Писатель вылупил на него глаза.
— Ладно, в таком случае что ты скажешь о других моих рассказах, где речь идет не о евреях? Кое-какие из них написаны о русской жизни, о русском быте. Я-то надеялся, что ты рекомендуешь один-два в «Новый мир» или в «Юность». Это же вполне безобидные зарисовки, к тому же хорошо написанные.
— Уж не тот ли рассказ про двух проституток ты имеешь в виду? — спросил редактор. — В нем подспудно критикуется наше общественное устройство, мало того, он к тому же чрезмерно натуралистичен.
— Проститутки — тоже часть общества.
— Пусть так, но рекомендовать его для публикации я не могу. И вот что я тебе скажу, Толя: если ты рассчитываешь, что мы и в дальнейшем будем заказывать тебе переводы, ни минуты не медля, избавься от этой рукописи, иначе неприятности, как тебе, так и твоей семье, обеспечены, не говоря уж об издательстве, а ведь оно постоянно и щедро снабжало тебя работой.
— Виктор Александрович, не ты же написал эти рассказы — тебе-то чего бояться? — уязвил его писатель.
— Я, Анатолий Борисович, не трус — ты ведь на это намекал, — но если я стою на рельсах и на меня на всех парах мчит паровоз, знаю, куда отпрыгнуть.
Писатель поспешно собрал рассказы, сунул их в портфель и поехал домой на автобусе. Жена его еще не пришла с работы. Он вынул рассказы из портфеля, прочел один и — страница за страницей — сжег его в кухонной раковине.
Десятилетний сын, вернувшись из школы, спросил:
— Папа, что ты жжешь в раковине? Нашел тоже место.

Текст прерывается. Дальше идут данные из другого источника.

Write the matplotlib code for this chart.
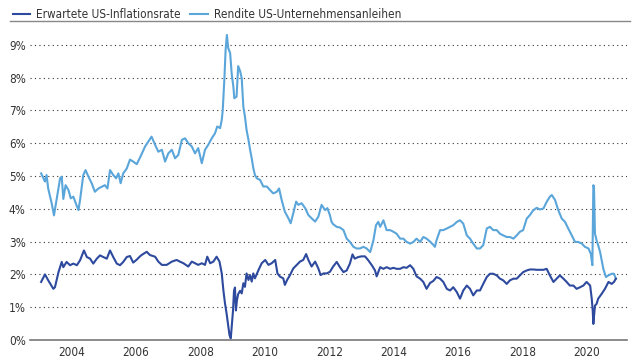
import numpy as np
import matplotlib
matplotlib.use("Agg")
import matplotlib.pyplot as plt
from matplotlib.lines import Line2D
from matplotlib import font_manager

# pick a condensed face if one is installed, else a plain sans
narrow = None
for f in font_manager.fontManager.ttflist:
    n = f.name.lower()
    st = str(f.stretch).lower()
    if f.style == 'normal' and f.weight in (400, 'normal', 'regular') and (
            'narrow' in n or 'condensed' in n or st in ('condensed', 'semi-condensed', '500', '600', '625')):
        narrow = f
        break

if narrow is not None:
    font_manager.fontManager.addfont(narrow.fname)
    plt.rcParams['font.family'] = [narrow.name, 'DejaVu Sans']
    plt.rcParams['font.stretch'] = narrow.stretch
    fsize, lsize = 8.5, 8.5
else:
    plt.rcParams['font.family'] = ['Liberation Sans', 'DejaVu Sans']
    fsize, lsize = 8, 7.5

# Erwartete US-Inflationsrate (%)
infl_t = [2003.05, 2003.17, 2003.27, 2003.43, 2003.48, 2003.59, 2003.69, 2003.74, 2003.84, 2003.95,
          2004.05, 2004.16, 2004.26, 2004.38, 2004.47, 2004.57, 2004.67, 2004.78, 2004.88, 2004.98,
          2005.09, 2005.19, 2005.29, 2005.40, 2005.50, 2005.60, 2005.71, 2005.81, 2005.91, 2006.02,
          2006.12, 2006.17, 2006.33, 2006.43, 2006.59, 2006.69, 2006.80, 2006.95, 2007.11, 2007.26,
          2007.36, 2007.47, 2007.62, 2007.73, 2007.83, 2007.93, 2008.04, 2008.14, 2008.21, 2008.30,
          2008.40, 2008.50, 2008.59, 2008.66, 2008.71, 2008.76, 2008.81, 2008.86, 2008.90, 2008.94,
          2008.97, 2009.01, 2009.04, 2009.07, 2009.10, 2009.13, 2009.17, 2009.23, 2009.28, 2009.33,
          2009.38, 2009.43, 2009.49, 2009.54, 2009.59, 2009.64, 2009.69, 2009.80, 2009.90, 2010.01,
          2010.11, 2010.21, 2010.32, 2010.39, 2010.47, 2010.57, 2010.62, 2010.69, 2010.78, 2010.88,
          2010.99, 2011.09, 2011.19, 2011.28, 2011.35, 2011.45, 2011.56, 2011.66, 2011.73, 2011.82,
          2011.92, 2012.02, 2012.12, 2012.23, 2012.33, 2012.44, 2012.54, 2012.64, 2012.72, 2012.79,
          2012.90, 2013.00, 2013.11, 2013.21, 2013.32, 2013.42, 2013.47, 2013.58, 2013.68, 2013.78,
          2013.89, 2013.99, 2014.09, 2014.20, 2014.30, 2014.40, 2014.51, 2014.61, 2014.71, 2014.82,
          2014.92, 2015.02, 2015.13, 2015.23, 2015.33, 2015.44, 2015.54, 2015.65, 2015.75, 2015.85,
          2015.96, 2016.06, 2016.16, 2016.27, 2016.37, 2016.47, 2016.58, 2016.68, 2016.78, 2016.89,
          2016.99, 2017.09, 2017.20, 2017.30, 2017.40, 2017.51, 2017.61, 2017.72, 2017.82, 2017.92,
          2018.02, 2018.13, 2018.23, 2018.34, 2018.44, 2018.54, 2018.65, 2018.75, 2018.85, 2018.96,
          2019.06, 2019.16, 2019.27, 2019.37, 2019.47, 2019.58, 2019.68, 2019.79, 2019.89, 2019.99,
          2020.10, 2020.15, 2020.18, 2020.20, 2020.25, 2020.30, 2020.35, 2020.46, 2020.56, 2020.67,
          2020.77, 2020.84, 2020.90]
infl_v = [1.77, 2.00, 1.82, 1.56, 1.61, 2.07, 2.38, 2.22, 2.38, 2.28,
          2.33, 2.28, 2.43, 2.73, 2.53, 2.48, 2.33, 2.48, 2.58, 2.53,
          2.48, 2.73, 2.53, 2.33, 2.28, 2.38, 2.53, 2.56, 2.36, 2.45,
          2.55, 2.59, 2.69, 2.59, 2.54, 2.39, 2.29, 2.29, 2.39, 2.44,
          2.39, 2.34, 2.24, 2.39, 2.34, 2.29, 2.34, 2.29, 2.54, 2.34,
          2.39, 2.54, 2.39, 2.03, 1.52, 1.12, 0.81, 0.45, 0.15, 0.05,
          0.40, 0.90, 1.50, 1.60, 0.90, 1.20, 1.40, 1.50, 1.42, 1.73,
          1.62, 2.03, 1.83, 1.98, 1.78, 2.03, 1.88, 2.13, 2.34, 2.44,
          2.29, 2.34, 2.44, 2.03, 1.93, 1.88, 1.68, 1.83, 1.98, 2.18,
          2.29, 2.39, 2.44, 2.62, 2.44, 2.24, 2.39, 2.18, 1.98, 2.03,
          2.03, 2.08, 2.24, 2.38, 2.22, 2.07, 2.12, 2.33, 2.61, 2.48,
          2.53, 2.55, 2.55, 2.43, 2.28, 2.12, 1.94, 2.22, 2.17, 2.22,
          2.17, 2.20, 2.17, 2.17, 2.22, 2.20, 2.28, 2.17, 1.94, 1.87,
          1.77, 1.56, 1.74, 1.80, 1.92, 1.87, 1.77, 1.56, 1.51, 1.61,
          1.46, 1.26, 1.51, 1.66, 1.56, 1.36, 1.51, 1.51, 1.71, 1.92,
          2.02, 2.02, 1.97, 1.87, 1.82, 1.71, 1.82, 1.87, 1.87, 1.97,
          2.07, 2.12, 2.15, 2.15, 2.14, 2.14, 2.14, 2.17, 1.97, 1.77,
          1.87, 1.97, 1.87, 1.77, 1.66, 1.66, 1.56, 1.61, 1.66, 1.77,
          1.66, 1.26, 0.90, 0.49, 1.05, 1.10, 1.26, 1.41, 1.56, 1.77,
          1.71, 1.77, 1.87]

# Rendite US-Unternehmensanleihen (%)
bond_t = [2003.05, 2003.17, 2003.22, 2003.27, 2003.38, 2003.45, 2003.53, 2003.64, 2003.69, 2003.74,
          2003.81, 2003.90, 2003.97, 2004.05, 2004.13, 2004.21, 2004.26, 2004.36, 2004.43, 2004.52,
          2004.62, 2004.72, 2004.83, 2004.93, 2005.03, 2005.11, 2005.19, 2005.29, 2005.38, 2005.45,
          2005.52, 2005.60, 2005.71, 2005.81, 2005.91, 2006.02, 2006.12, 2006.28, 2006.38, 2006.48,
          2006.59, 2006.69, 2006.80, 2006.90, 2007.00, 2007.11, 2007.21, 2007.31, 2007.42, 2007.52,
          2007.62, 2007.73, 2007.83, 2007.93, 2008.04, 2008.14, 2008.24, 2008.35, 2008.45, 2008.52,
          2008.61, 2008.66, 2008.69, 2008.74, 2008.78, 2008.82, 2008.86, 2008.92, 2008.97, 2009.02,
          2009.05, 2009.12, 2009.17, 2009.23, 2009.28, 2009.33, 2009.38, 2009.43, 2009.49, 2009.54,
          2009.59, 2009.64, 2009.69, 2009.75, 2009.85, 2009.95, 2010.06, 2010.16, 2010.26, 2010.37,
          2010.44, 2010.52, 2010.62, 2010.73, 2010.80, 2010.88, 2010.97, 2011.04, 2011.14, 2011.25,
          2011.35, 2011.45, 2011.56, 2011.66, 2011.76, 2011.87, 2011.94, 2012.02, 2012.07, 2012.12,
          2012.23, 2012.33, 2012.44, 2012.54, 2012.64, 2012.75, 2012.85, 2012.95, 2013.06, 2013.16,
          2013.27, 2013.37, 2013.45, 2013.52, 2013.58, 2013.68, 2013.78, 2013.89, 2013.99, 2014.09,
          2014.20, 2014.30, 2014.40, 2014.51, 2014.61, 2014.71, 2014.82, 2014.92, 2015.02, 2015.13,
          2015.23, 2015.28, 2015.33, 2015.44, 2015.54, 2015.65, 2015.75, 2015.85, 2015.96, 2016.06,
          2016.16, 2016.27, 2016.37, 2016.47, 2016.58, 2016.68, 2016.78, 2016.89, 2016.99, 2017.09,
          2017.20, 2017.30, 2017.40, 2017.51, 2017.61, 2017.72, 2017.82, 2017.92, 2018.02, 2018.13,
          2018.23, 2018.33, 2018.44, 2018.54, 2018.65, 2018.75, 2018.85, 2018.91, 2019.01, 2019.11,
          2019.22, 2019.32, 2019.42, 2019.53, 2019.63, 2019.73, 2019.84, 2019.94, 2020.05, 2020.12,
          2020.17, 2020.20, 2020.22, 2020.25, 2020.30, 2020.35, 2020.41, 2020.46, 2020.51, 2020.59,
          2020.67, 2020.77, 2020.84, 2020.90]
bond_v = [5.08, 4.83, 5.03, 4.62, 4.16, 3.80, 4.27, 4.93, 4.98, 4.30,
          4.72, 4.57, 4.32, 4.37, 4.16, 3.96, 4.27, 5.03, 5.18, 4.98,
          4.78, 4.52, 4.62, 4.67, 4.72, 4.62, 5.18, 5.03, 4.93, 5.08,
          4.78, 5.08, 5.23, 5.50, 5.44, 5.36, 5.56, 5.90, 6.05, 6.20,
          5.95, 5.74, 5.80, 5.44, 5.69, 5.80, 5.54, 5.64, 6.10, 6.15,
          6.00, 5.90, 5.69, 5.85, 5.39, 5.80, 5.95, 6.15, 6.30, 6.51,
          6.46, 6.71, 7.00, 7.93, 8.85, 9.30, 8.90, 8.75, 8.10, 7.73,
          7.37, 7.42, 8.35, 8.20, 7.98, 7.12, 6.81, 6.41, 6.10, 5.80,
          5.54, 5.24, 5.03, 4.93, 4.88, 4.68, 4.68, 4.57, 4.47, 4.52,
          4.62, 4.27, 3.91, 3.71, 3.56, 3.86, 4.22, 4.12, 4.17, 4.02,
          3.81, 3.71, 3.61, 3.76, 4.12, 3.96, 4.02, 3.80, 3.60, 3.53,
          3.45, 3.43, 3.35, 3.09, 2.99, 2.84, 2.79, 2.79, 2.84, 2.79,
          2.68, 3.04, 3.50, 3.60, 3.45, 3.65, 3.35, 3.35, 3.30, 3.24,
          3.09, 3.09, 2.99, 2.94, 2.99, 3.09, 2.99, 3.14, 3.09, 3.00,
          2.90, 2.84, 3.04, 3.35, 3.35, 3.40, 3.45, 3.50, 3.60, 3.65,
          3.55, 3.19, 3.09, 2.94, 2.79, 2.79, 2.89, 3.40, 3.45, 3.35,
          3.35, 3.24, 3.19, 3.14, 3.14, 3.09, 3.19, 3.30, 3.35, 3.70,
          3.81, 3.95, 4.03, 3.98, 4.01, 4.21, 4.37, 4.42, 4.27, 3.96,
          3.70, 3.60, 3.40, 3.19, 2.99, 2.99, 2.94, 2.84, 2.79, 2.63,
          2.28, 4.72, 4.67, 3.24, 3.04, 2.89, 2.68, 2.43, 2.17, 1.92,
          1.97, 2.02, 2.02, 1.87]

year_ticks = [2004, 2006, 2008, 2010, 2012, 2014, 2016, 2018, 2020]
pct_ticks = [0, 1, 2, 3, 4, 5, 6, 7, 8, 9]

dark = '#2E4A9E'
light = '#5AA5DA'

fig = plt.figure(figsize=(6.4, 3.6), dpi=100)
ax = fig.add_axes([30 / 640, 1 - 340 / 360, 597 / 640, 308 / 360])

ax.plot(infl_t, infl_v, color=dark, lw=1.5, label='Erwartete US-Inflationsrate', zorder=3)
ax.plot(bond_t, bond_v, color=light, lw=1.5, label='Rendite US-Unternehmensanleihen', zorder=2)

ax.set_xlim(2002.705, 2021.245)
ax.set_ylim(0, 308 / 32.8)
ax.set_xticks(year_ticks)
ax.set_xticklabels([str(y) for y in year_ticks])
ax.set_yticks(pct_ticks)
ax.set_yticklabels([f'{p}%' for p in pct_ticks])
ax.tick_params(length=0, labelsize=fsize, colors='#333333', pad=4)
ax.tick_params(axis='y', pad=3)

for s in ['top', 'right', 'left']:
    ax.spines[s].set_visible(False)
ax.spines['bottom'].set_color('#777777')
ax.spines['bottom'].set_linewidth(1.2)

for p in pct_ticks[1:]:
    ax.axhline(p, color='#333333', lw=0.8, ls=(0, (1, 3)), zorder=1)

fig.legend(loc='upper left', bbox_to_anchor=(5 / 640, 1.0), ncol=2, frameon=False,
           fontsize=lsize, handlelength=1.5, handletextpad=0.5, columnspacing=0.8,
           borderpad=0.15, labelcolor='#333333')
fig.add_artist(Line2D([10 / 640, 630 / 640], [1 - 20.7 / 360] * 2, color='#888888', lw=1.0))

fig.savefig('out.png', dpi=100)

— Талант свой жгу, — сказал писатель. И еще сказал: — И суть свою, и наследие предков своих.
1968
На покое
Пер. В. Пророкова
В последнее время он снова взялся за греческий, который учил лет пятьдесят назад. Он читал Булфинча [41] и хотел перечитать «Одиссею» по-гречески. Жизнь его переменилась. Теперь он спал меньше, по утрам вставал и глядел на небо над парком Грамерси. Он подолгу разглядывал облака, ища в их очертаниях пищу для воображения. Ему нравились странные призрачные корабли, нравились мифологические птицы и животные. Он заметил, что, когда глядит на причудливые формы облаков, когда сосредотачивается на них, утренняя депрессия отступает. Доктору Моррису исполнилось шестьдесят шесть, он был врачом-терапевтом, но два года назад отошел от дел. Он закрыл свою практику в Квинсе и переехал на Манхэттен. Работу он бросил после сердечного приступа, не слишком серьезного, но все-таки. Это был первый и, он надеялся, последний приступ, но смерти он желал себе быстрой. Жена его умерла, дочь жила в Шотландии. Дважды в месяц он ей писал, дважды в месяц получал письма от нее. Друзей, к которым он захаживал в гости, у него было немало, медицинские журналы он читал регулярно, по театрам и музеям тоже ходил, однако большую часть времени он боролся с одиночеством. Его беспокоило будущее — будущее, которое принадлежало старости.
41
Томас Булфинч (1796–1867) — американский писатель, автор популярных пересказов классической мифологии.